- [Aim of the task]: Extract all lines containing "size".

============

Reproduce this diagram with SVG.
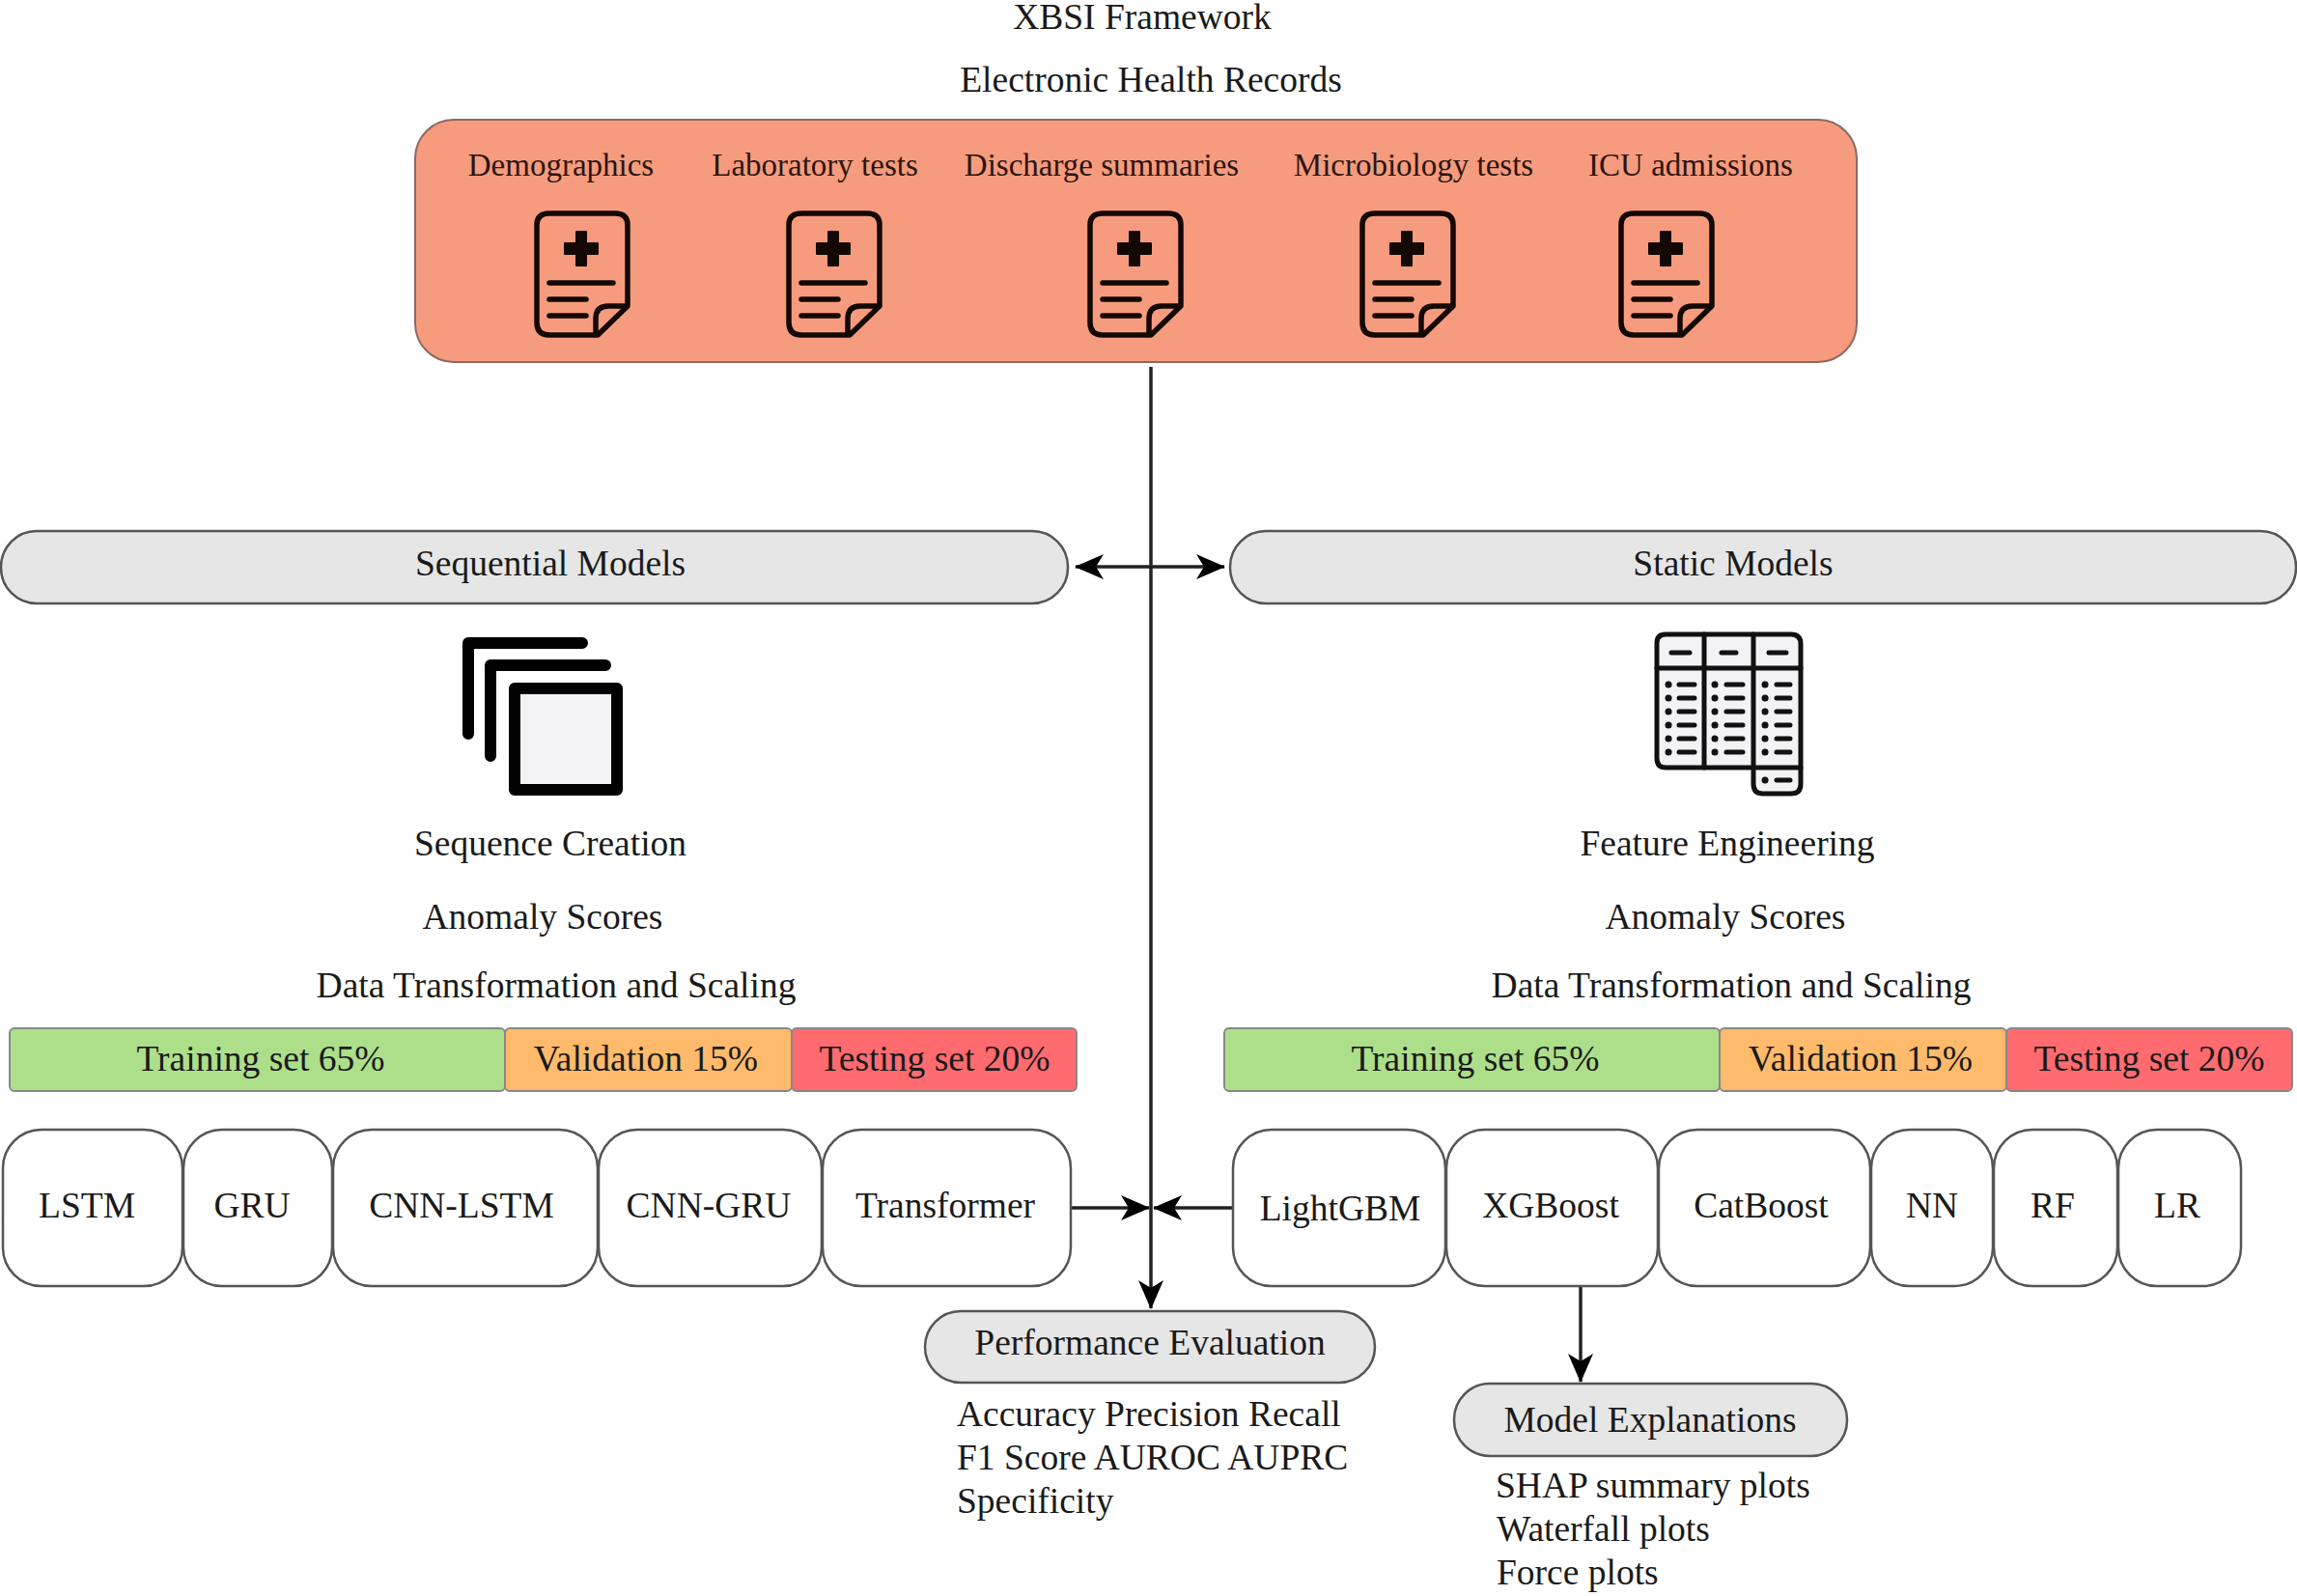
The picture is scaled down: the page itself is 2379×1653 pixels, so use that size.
<svg xmlns="http://www.w3.org/2000/svg" xmlns:xlink="http://www.w3.org/1999/xlink" width="2379" height="1653" viewBox="0 0 2379 1653">
<style>
text{font-family:"Liberation Serif","Times New Roman",serif;font-size:37.5px;fill:#1a1a1a}
.m{text-anchor:middle}
.s{font-size:33px;fill:#2b1510}
.pill{fill:#e6e6e6;stroke:#555;stroke-width:2.5}
.box{fill:#fff;stroke:#555;stroke-width:2.5}
.bar{stroke:#888;stroke-width:2}
.conn{fill:none;stroke:#222;stroke-width:3.5}
.ic{fill:none;stroke:#140805;stroke-width:5.5;stroke-linecap:round;stroke-linejoin:round}
</style>
<defs>
<marker id="ah" viewBox="0 0 30 26" refX="29" refY="13" markerWidth="30" markerHeight="26" markerUnits="userSpaceOnUse" orient="auto-start-reverse"><path d="M0 0L30 13L0 26L8 13Z" fill="#000"/></marker>
<symbol id="doc" overflow="visible"><g class="ic">
<path d="M62 129H16Q3 129 3 116V15Q3 3 16 3H84Q97 3 97 15V99L66 129Q64 129 62 129Z"/>
<path d="M64 128V112Q64 99 77 99H96"/>
<path d="M16 75H82M16 92H54M16 109H54"/></g>
<path d="M44 22H54V34H66V45H54V57H44V45H32V34H44Z" fill="#140805" stroke="#140805" stroke-width="2" stroke-linejoin="round"/>
</symbol>
</defs>
<rect width="2379" height="1653" fill="#fff"/>
<text class="m" x="1183" y="30">XBSI Framework</text>
<text class="m" x="1192" y="95">Electronic Health Records</text>
<g id="ehr">
<rect x="430" y="124" width="1493" height="251" rx="40" fill="#f79b7e" stroke="#8a6a60" stroke-width="2"/>
<text class="m s" x="581" y="182">Demographics</text>
<text class="m s" x="844" y="182">Laboratory tests</text>
<text class="m s" x="1141" y="182">Discharge summaries</text>
<text class="m s" x="1464" y="182">Microbiology tests</text>
<text class="m s" x="1751" y="182">ICU admissions</text>
<use xlink:href="#doc" href="#doc" x="553" y="218"/>
<use xlink:href="#doc" href="#doc" x="814" y="218"/>
<use xlink:href="#doc" href="#doc" x="1126" y="218"/>
<use xlink:href="#doc" href="#doc" x="1408" y="218"/>
<use xlink:href="#doc" href="#doc" x="1676" y="218"/>
</g>
<g id="connectors">
<path class="conn" d="M1192 380V1355" marker-end="url(#ah)"/>
<path class="conn" d="M1114 587H1268" marker-start="url(#ah)" marker-end="url(#ah)"/>
<path class="conn" d="M1109 1251H1190" marker-end="url(#ah)"/>
<path class="conn" d="M1277 1251H1195" marker-end="url(#ah)"/>
<path class="conn" d="M1637 1332V1431" marker-end="url(#ah)"/>
</g>
<g id="sequential-models"><rect class="pill" x="1" y="550" width="1105" height="75" rx="37"/><text class="m" x="570" y="596">Sequential Models</text></g>
<g id="static-models"><rect class="pill" x="1274" y="550" width="1104" height="75" rx="37"/><text class="m" x="1795" y="596">Static Models</text></g>
<g id="sequence-icon">
<path d="M603 666H485V760M627 689H508V783" fill="none" stroke="#000" stroke-width="12" stroke-linecap="round" stroke-linejoin="round"/>
<rect x="533" y="713" width="106" height="105" fill="#f3f3f5" stroke="#000" stroke-width="12" stroke-linejoin="round"/>
</g>
<g id="table-icon" fill="none" stroke="#111" stroke-width="5" stroke-linecap="round">
<path fill="#f3f3f5" d="M1725 657H1855Q1865 657 1865 667V812Q1865 822 1855 822H1826Q1816 822 1816 812V795H1725Q1716 795 1716 785V666Q1716 657 1725 657Z"/>
<path d="M1716 692H1865M1765 657V795M1816 657V795M1816 795H1865"/>
<path d="M1731 676H1750M1783 676H1798M1832 676H1850"/>
<path d="M1739 709H1755M1788 709H1805M1840 709H1854M1739 723H1755M1788 723H1805M1840 723H1854M1739 737H1755M1788 737H1805M1840 737H1854M1739 751H1755M1788 751H1805M1840 751H1854M1739 765H1755M1788 765H1805M1840 765H1854M1739 779H1755M1788 779H1805M1840 779H1854M1840 808H1854"/>
<path stroke-width="7" d="M1728 709h.1M1776 709h.1M1828 709h.1M1728 723h.1M1776 723h.1M1828 723h.1M1728 737h.1M1776 737h.1M1828 737h.1M1728 751h.1M1776 751h.1M1828 751h.1M1728 765h.1M1776 765h.1M1828 765h.1M1728 779h.1M1776 779h.1M1828 779h.1M1828 808h.1"/>
</g>
<g id="left-steps">
<text class="m" x="570" y="886">Sequence Creation</text>
<text class="m" x="562" y="962">Anomaly Scores</text>
<text class="m" x="576" y="1033">Data Transformation and Scaling</text>
</g>
<g id="right-steps">
<text class="m" x="1789" y="886">Feature Engineering</text>
<text class="m" x="1787" y="962">Anomaly Scores</text>
<text class="m" x="1793" y="1033">Data Transformation and Scaling</text>
</g>
<g id="left-split">
<rect class="bar" x="10" y="1065" width="513" height="65" rx="5" fill="#addf8b"/>
<rect class="bar" x="523" y="1065" width="297" height="65" rx="5" fill="#ffba6b"/>
<rect class="bar" x="820" y="1065" width="295" height="65" rx="5" fill="#ff6b6f"/>
<text class="m" x="270" y="1109">Training set 65%</text>
<text class="m" x="669" y="1109">Validation 15%</text>
<text class="m" x="968" y="1109">Testing set 20%</text>
</g>
<g id="right-split">
<rect class="bar" x="1268" y="1065" width="513" height="65" rx="5" fill="#addf8b"/>
<rect class="bar" x="1781" y="1065" width="297" height="65" rx="5" fill="#ffba6b"/>
<rect class="bar" x="2078" y="1065" width="296" height="65" rx="5" fill="#ff6b6f"/>
<text class="m" x="1528" y="1109">Training set 65%</text>
<text class="m" x="1927" y="1109">Validation 15%</text>
<text class="m" x="2226" y="1109">Testing set 20%</text>
</g>
<g id="lstm"><rect class="box" x="3" y="1170" width="186" height="162" rx="40"/><text class="m" x="90" y="1261">LSTM</text></g>
<g id="gru"><rect class="box" x="190" y="1170" width="154" height="162" rx="40"/><text class="m" x="261" y="1261">GRU</text></g>
<g id="cnn-lstm"><rect class="box" x="345" y="1170" width="274" height="162" rx="40"/><text class="m" x="478" y="1261">CNN-LSTM</text></g>
<g id="cnn-gru"><rect class="box" x="620" y="1170" width="231" height="162" rx="40"/><text class="m" x="734" y="1261">CNN-GRU</text></g>
<g id="transformer"><rect class="box" x="852" y="1170" width="257" height="162" rx="40"/><text class="m" x="979" y="1261">Transformer</text></g>
<g id="lightgbm"><rect class="box" x="1277" y="1170" width="220" height="162" rx="40"/><text class="m" x="1388" y="1264">LightGBM</text></g>
<g id="xgboost"><rect class="box" x="1498" y="1170" width="219" height="162" rx="40"/><text class="m" x="1606" y="1261">XGBoost</text></g>
<g id="catboost"><rect class="box" x="1718" y="1170" width="219" height="162" rx="40"/><text class="m" x="1824" y="1261">CatBoost</text></g>
<g id="nn"><rect class="box" x="1938" y="1170" width="126" height="162" rx="40"/><text class="m" x="2001" y="1261">NN</text></g>
<g id="rf"><rect class="box" x="2065" y="1170" width="128" height="162" rx="40"/><text class="m" x="2126" y="1261">RF</text></g>
<g id="lr"><rect class="box" x="2194" y="1170" width="127" height="162" rx="40"/><text class="m" x="2255" y="1261">LR</text></g>
<g id="performance"><rect class="pill" x="958" y="1358" width="466" height="74" rx="37"/><text class="m" x="1191" y="1403">Performance Evaluation</text>
<text x="991" y="1477">Accuracy Precision Recall</text>
<text x="991" y="1522">F1 Score AUROC AUPRC</text>
<text x="991" y="1567">Specificity</text></g>
<g id="explanations"><rect class="pill" x="1506" y="1433" width="407" height="75" rx="37"/><text class="m" x="1709" y="1483">Model Explanations</text>
<text x="1549" y="1551">SHAP summary plots</text>
<text x="1550" y="1596">Waterfall plots</text>
<text x="1550" y="1641">Force plots</text></g>
</svg>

============

- [Reply]:
The picture is scaled down: the page itself is 2379×1653 pixels, so use that size.
text{font-family:"Liberation Serif","Times New Roman",serif;font-size:37.5px;fill:#1a1a1a}
.s{font-size:33px;fill:#2b1510}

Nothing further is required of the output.